--- EXERCISE PROMPT ---
Reproduce the listing exactly, with no pictures in your copy.

--- GIVEN INFORMATION ---
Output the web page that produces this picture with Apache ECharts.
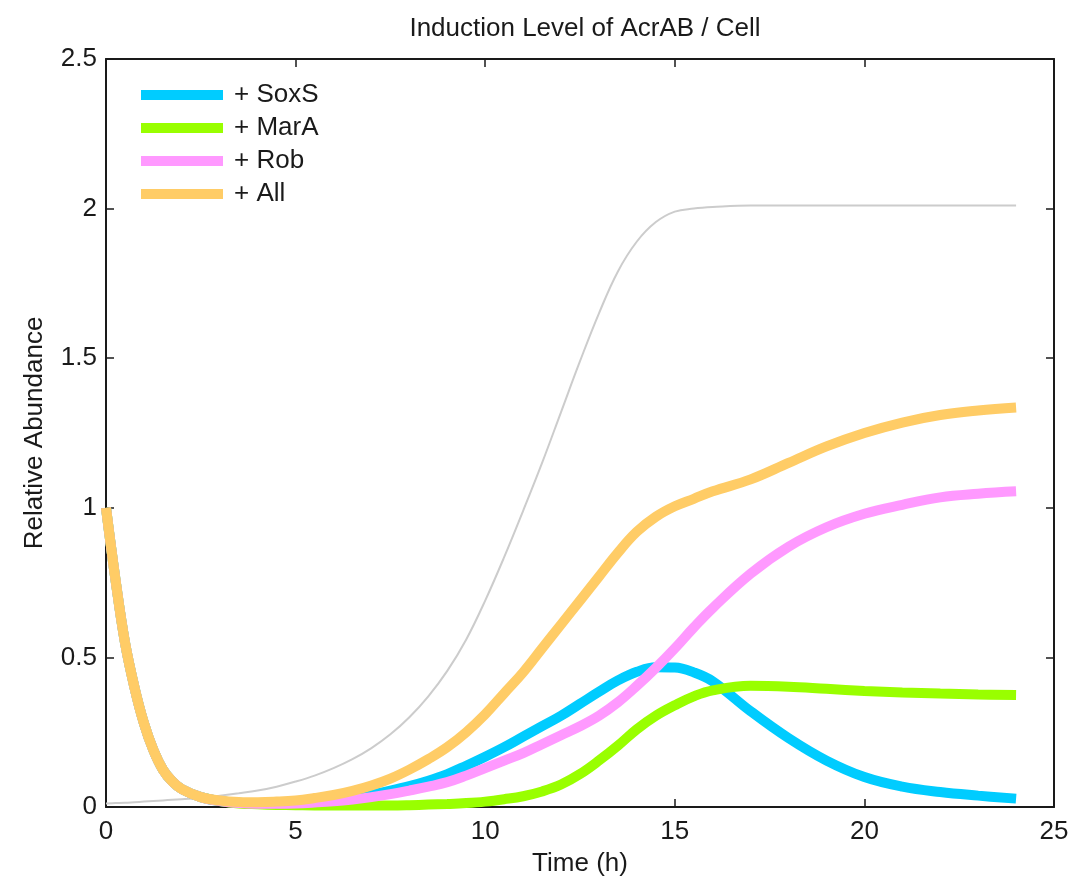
<!DOCTYPE html>
<html>
<head>
<meta charset="utf-8">
<script src="https://cdn.jsdelivr.net/npm/echarts@6/dist/echarts.min.js"></script>
<style>
  html, body { margin: 0; padding: 0; background: #fff; }
  #chart { width: 1077px; height: 888px; }
</style>
</head>
<body>
<div id="chart"></div>
<script>
// time points (h)
const hours = [0, 0.25, 0.5, 0.75, 1, 1.25, 1.5, 1.75, 2,
    2.5, 3, 3.5, 4, 4.5, 5, 5.5, 6, 6.5, 7, 7.5, 8, 8.5, 9, 9.5, 10,
    10.5, 11, 11.5, 12, 12.5, 13, 13.5, 14, 14.5, 15, 15.5, 16,
    17, 18, 19, 20, 21, 22, 23, 24];

// reference (thin gray) curve
const baseline = [0.012, 0.013, 0.014, 0.016, 0.018, 0.02, 0.022, 0.024, 0.026,
    0.03, 0.038, 0.046, 0.055, 0.068, 0.085, 0.105, 0.13, 0.16, 0.197, 0.243, 0.3, 0.37, 0.455, 0.56, 0.69,
    0.835, 0.99, 1.15, 1.32, 1.49, 1.65, 1.79, 1.89, 1.955, 1.99, 2.0, 2.005,
    2.01, 2.01, 2.01, 2.01, 2.01, 2.01, 2.01, 2.01];

const soxS = [1.0, 0.76, 0.55, 0.40, 0.28, 0.19, 0.125, 0.085, 0.06,
    0.033, 0.02, 0.014, 0.012, 0.013, 0.015, 0.019, 0.025, 0.032, 0.042, 0.055, 0.07, 0.088, 0.11, 0.138, 0.168,
    0.2, 0.235, 0.27, 0.305, 0.345, 0.385, 0.423, 0.452, 0.467, 0.466, 0.45, 0.42,
    0.32, 0.23, 0.155, 0.1, 0.068, 0.05, 0.038, 0.028];

const marA = [1.0, 0.76, 0.55, 0.40, 0.28, 0.19, 0.125, 0.085, 0.06,
    0.033, 0.02, 0.012, 0.009, 0.007, 0.006, 0.005, 0.005, 0.005, 0.005, 0.005, 0.006, 0.008, 0.01, 0.013, 0.018,
    0.026, 0.036, 0.052, 0.075, 0.11, 0.155, 0.205, 0.26, 0.305, 0.34, 0.37, 0.39,
    0.405, 0.402, 0.395, 0.388, 0.383, 0.379, 0.376, 0.374];

const rob = [1.0, 0.76, 0.55, 0.40, 0.28, 0.19, 0.125, 0.085, 0.06,
    0.033, 0.02, 0.013, 0.011, 0.011, 0.012, 0.015, 0.019, 0.025, 0.033, 0.043, 0.055, 0.068, 0.083, 0.105, 0.13,
    0.155, 0.18, 0.21, 0.24, 0.27, 0.305, 0.35, 0.405, 0.465, 0.53, 0.6, 0.665,
    0.78, 0.87, 0.935, 0.98, 1.01, 1.035, 1.047, 1.055];

const all = [1.0, 0.76, 0.55, 0.40, 0.28, 0.19, 0.125, 0.085, 0.06,
    0.033, 0.022, 0.017, 0.016, 0.018, 0.022, 0.03, 0.04, 0.054, 0.072, 0.095, 0.125, 0.16, 0.2, 0.25, 0.31,
    0.38, 0.45, 0.53, 0.61, 0.69, 0.77, 0.85, 0.92, 0.97, 1.005, 1.03, 1.055,
    1.095, 1.15, 1.205, 1.25, 1.285, 1.31, 1.325, 1.335];

const legendNames = ['+ SoxS', '+ MarA', '+ Rob', '+ All'];
const seriesColors = ['#00ccff', '#99ff00', '#ff99ff', '#ffcc66'];

const xTicks = [0, 25, 5];     // min, max, interval
const yTicks = [0, 2.5, 0.5];

const font = '"Liberation Sans", Arial, sans-serif';
const ink = '#1a1a1a';
const fs = 26;

function pairs(values) {
    return hours.map((t, i) => [t, values[i]]);
}

function boxAxis(base, extra) {
    return Object.assign({
        type: 'value',
        axisLine: { show: true, onZero: false, lineStyle: { color: ink, width: 2 } },
        axisTick: { show: true, inside: true, length: 8, lineStyle: { color: ink, width: 1.5 } },
        splitLine: { show: false }
    }, base, extra);
}

const chart = echarts.init(document.getElementById('chart'), null, { renderer: 'canvas' });

const xBase = { min: xTicks[0], max: xTicks[1], interval: xTicks[2] };
const yBase = { min: yTicks[0], max: yTicks[1], interval: yTicks[2] };

const option = {
    backgroundColor: '#fff',
    animation: false,
    title: {
        text: 'Induction Level of AcrAB / Cell',
        left: 580,
        textAlign: 'center',
        top: 11,
        textStyle: { fontFamily: font, fontSize: fs, fontWeight: 'normal', color: ink }
    },
    grid: { left: 106, right: 23, top: 59, bottom: 81, containLabel: false },
    legend: {
        data: legendNames,
        orient: 'vertical',
        left: 136,
        top: 77,
        icon: 'rect',
        itemWidth: 82,
        itemHeight: 10,
        itemGap: 7,
        textStyle: { fontFamily: font, fontSize: fs, color: ink, lineHeight: 26, padding: [0, 0, 0, 6] }
    },
    xAxis: [
        boxAxis(xBase, {
            position: 'bottom',
            name: 'Time (h)',
            nameLocation: 'middle',
            nameGap: 44,
            nameTextStyle: { fontFamily: font, fontSize: fs, color: ink },
            axisLabel: { fontFamily: font, fontSize: fs, color: ink, margin: 12 }
        }),
        boxAxis(xBase, { position: 'top', axisLabel: { show: false } })
    ],
    yAxis: [
        boxAxis(yBase, {
            position: 'left',
            name: 'Relative Abundance',
            nameLocation: 'middle',
            nameGap: 58,
            nameTextStyle: { fontFamily: font, fontSize: fs, color: ink },
            axisLabel: { fontFamily: font, fontSize: fs, color: ink, margin: 9 }
        }),
        boxAxis(yBase, { position: 'right', axisLabel: { show: false } })
    ],
    series: [
        {
            name: 'baseline',
            type: 'line',
            data: pairs(baseline),
            smooth: 0.4,
            showSymbol: false,
            lineStyle: { color: '#cccccc', width: 2 },
            z: 1
        }
    ].concat([soxS, marA, rob, all].map((vals, i) => ({
        name: legendNames[i],
        type: 'line',
        data: pairs(vals),
        smooth: 0.4,
        showSymbol: false,
        color: seriesColors[i],
        lineStyle: { color: seriesColors[i], width: 10, cap: 'butt' },
        z: 2 + i
    })))
};

chart.setOption(option);
</script>
</body>
</html>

--- RESULT OF THE TASK ---
Output the web page that produces this picture with Apache ECharts.
<!DOCTYPE html>
<html>
<head>
<meta charset="utf-8">
<script src="https://cdn.jsdelivr.net/npm/echarts@6/dist/echarts.min.js"></script>
<style>
  html, body { margin: 0; padding: 0; background: #fff; }
  #chart { width: 1077px; height: 888px; }
</style>
</head>
<body>
<div id="chart"></div>
<script>
// time points (h)
const hours = [0, 0.25, 0.5, 0.75, 1, 1.25, 1.5, 1.75, 2,
    2.5, 3, 3.5, 4, 4.5, 5, 5.5, 6, 6.5, 7, 7.5, 8, 8.5, 9, 9.5, 10,
    10.5, 11, 11.5, 12, 12.5, 13, 13.5, 14, 14.5, 15, 15.5, 16,
    17, 18, 19, 20, 21, 22, 23, 24];

// reference (thin gray) curve
const baseline = [0.012, 0.013, 0.014, 0.016, 0.018, 0.02, 0.022, 0.024, 0.026,
    0.03, 0.038, 0.046, 0.055, 0.068, 0.085, 0.105, 0.13, 0.16, 0.197, 0.243, 0.3, 0.37, 0.455, 0.56, 0.69,
    0.835, 0.99, 1.15, 1.32, 1.49, 1.65, 1.79, 1.89, 1.955, 1.99, 2.0, 2.005,
    2.01, 2.01, 2.01, 2.01, 2.01, 2.01, 2.01, 2.01];

const soxS = [1.0, 0.76, 0.55, 0.40, 0.28, 0.19, 0.125, 0.085, 0.06,
    0.033, 0.02, 0.014, 0.012, 0.013, 0.015, 0.019, 0.025, 0.032, 0.042, 0.055, 0.07, 0.088, 0.11, 0.138, 0.168,
    0.2, 0.235, 0.27, 0.305, 0.345, 0.385, 0.423, 0.452, 0.467, 0.466, 0.45, 0.42,
    0.32, 0.23, 0.155, 0.1, 0.068, 0.05, 0.038, 0.028];

const marA = [1.0, 0.76, 0.55, 0.40, 0.28, 0.19, 0.125, 0.085, 0.06,
    0.033, 0.02, 0.012, 0.009, 0.007, 0.006, 0.005, 0.005, 0.005, 0.005, 0.005, 0.006, 0.008, 0.01, 0.013, 0.018,
    0.026, 0.036, 0.052, 0.075, 0.11, 0.155, 0.205, 0.26, 0.305, 0.34, 0.37, 0.39,
    0.405, 0.402, 0.395, 0.388, 0.383, 0.379, 0.376, 0.374];

const rob = [1.0, 0.76, 0.55, 0.40, 0.28, 0.19, 0.125, 0.085, 0.06,
    0.033, 0.02, 0.013, 0.011, 0.011, 0.012, 0.015, 0.019, 0.025, 0.033, 0.043, 0.055, 0.068, 0.083, 0.105, 0.13,
    0.155, 0.18, 0.21, 0.24, 0.27, 0.305, 0.35, 0.405, 0.465, 0.53, 0.6, 0.665,
    0.78, 0.87, 0.935, 0.98, 1.01, 1.035, 1.047, 1.055];

const all = [1.0, 0.76, 0.55, 0.40, 0.28, 0.19, 0.125, 0.085, 0.06,
    0.033, 0.022, 0.017, 0.016, 0.018, 0.022, 0.03, 0.04, 0.054, 0.072, 0.095, 0.125, 0.16, 0.2, 0.25, 0.31,
    0.38, 0.45, 0.53, 0.61, 0.69, 0.77, 0.85, 0.92, 0.97, 1.005, 1.03, 1.055,
    1.095, 1.15, 1.205, 1.25, 1.285, 1.31, 1.325, 1.335];

const legendNames = ['+ SoxS', '+ MarA', '+ Rob', '+ All'];
const seriesColors = ['#00ccff', '#99ff00', '#ff99ff', '#ffcc66'];

const xTicks = [0, 25, 5];     // min, max, interval
const yTicks = [0, 2.5, 0.5];

const font = '"Liberation Sans", Arial, sans-serif';
const ink = '#1a1a1a';
const fs = 26;

function pairs(values) {
    return hours.map((t, i) => [t, values[i]]);
}

function boxAxis(base, extra) {
    return Object.assign({
        type: 'value',
        axisLine: { show: true, onZero: false, lineStyle: { color: ink, width: 2 } },
        axisTick: { show: true, inside: true, length: 8, lineStyle: { color: ink, width: 1.5 } },
        splitLine: { show: false }
    }, base, extra);
}

const chart = echarts.init(document.getElementById('chart'), null, { renderer: 'canvas' });

const xBase = { min: xTicks[0], max: xTicks[1], interval: xTicks[2] };
const yBase = { min: yTicks[0], max: yTicks[1], interval: yTicks[2] };

const option = {
    backgroundColor: '#fff',
    animation: false,
    title: {
        text: 'Induction Level of AcrAB / Cell',
        left: 580,
        textAlign: 'center',
        top: 11,
        textStyle: { fontFamily: font, fontSize: fs, fontWeight: 'normal', color: ink }
    },
    grid: { left: 106, right: 23, top: 59, bottom: 81, containLabel: false },
    legend: {
        data: legendNames,
        orient: 'vertical',
        left: 136,
        top: 77,
        icon: 'rect',
        itemWidth: 82,
        itemHeight: 10,
        itemGap: 7,
        textStyle: { fontFamily: font, fontSize: fs, color: ink, lineHeight: 26, padding: [0, 0, 0, 6] }
    },
    xAxis: [
        boxAxis(xBase, {
            position: 'bottom',
            name: 'Time (h)',
            nameLocation: 'middle',
            nameGap: 44,
            nameTextStyle: { fontFamily: font, fontSize: fs, color: ink },
            axisLabel: { fontFamily: font, fontSize: fs, color: ink, margin: 12 }
        }),
        boxAxis(xBase, { position: 'top', axisLabel: { show: false } })
    ],
    yAxis: [
        boxAxis(yBase, {
            position: 'left',
            name: 'Relative Abundance',
            nameLocation: 'middle',
            nameGap: 58,
            nameTextStyle: { fontFamily: font, fontSize: fs, color: ink },
            axisLabel: { fontFamily: font, fontSize: fs, color: ink, margin: 9 }
        }),
        boxAxis(yBase, { position: 'right', axisLabel: { show: false } })
    ],
    series: [
        {
            name: 'baseline',
            type: 'line',
            data: pairs(baseline),
            smooth: 0.4,
            showSymbol: false,
            lineStyle: { color: '#cccccc', width: 2 },
            z: 1
        }
    ].concat([soxS, marA, rob, all].map((vals, i) => ({
        name: legendNames[i],
        type: 'line',
        data: pairs(vals),
        smooth: 0.4,
        showSymbol: false,
        color: seriesColors[i],
        lineStyle: { color: seriesColors[i], width: 10, cap: 'butt' },
        z: 2 + i
    })))
};

chart.setOption(option);
</script>
</body>
</html>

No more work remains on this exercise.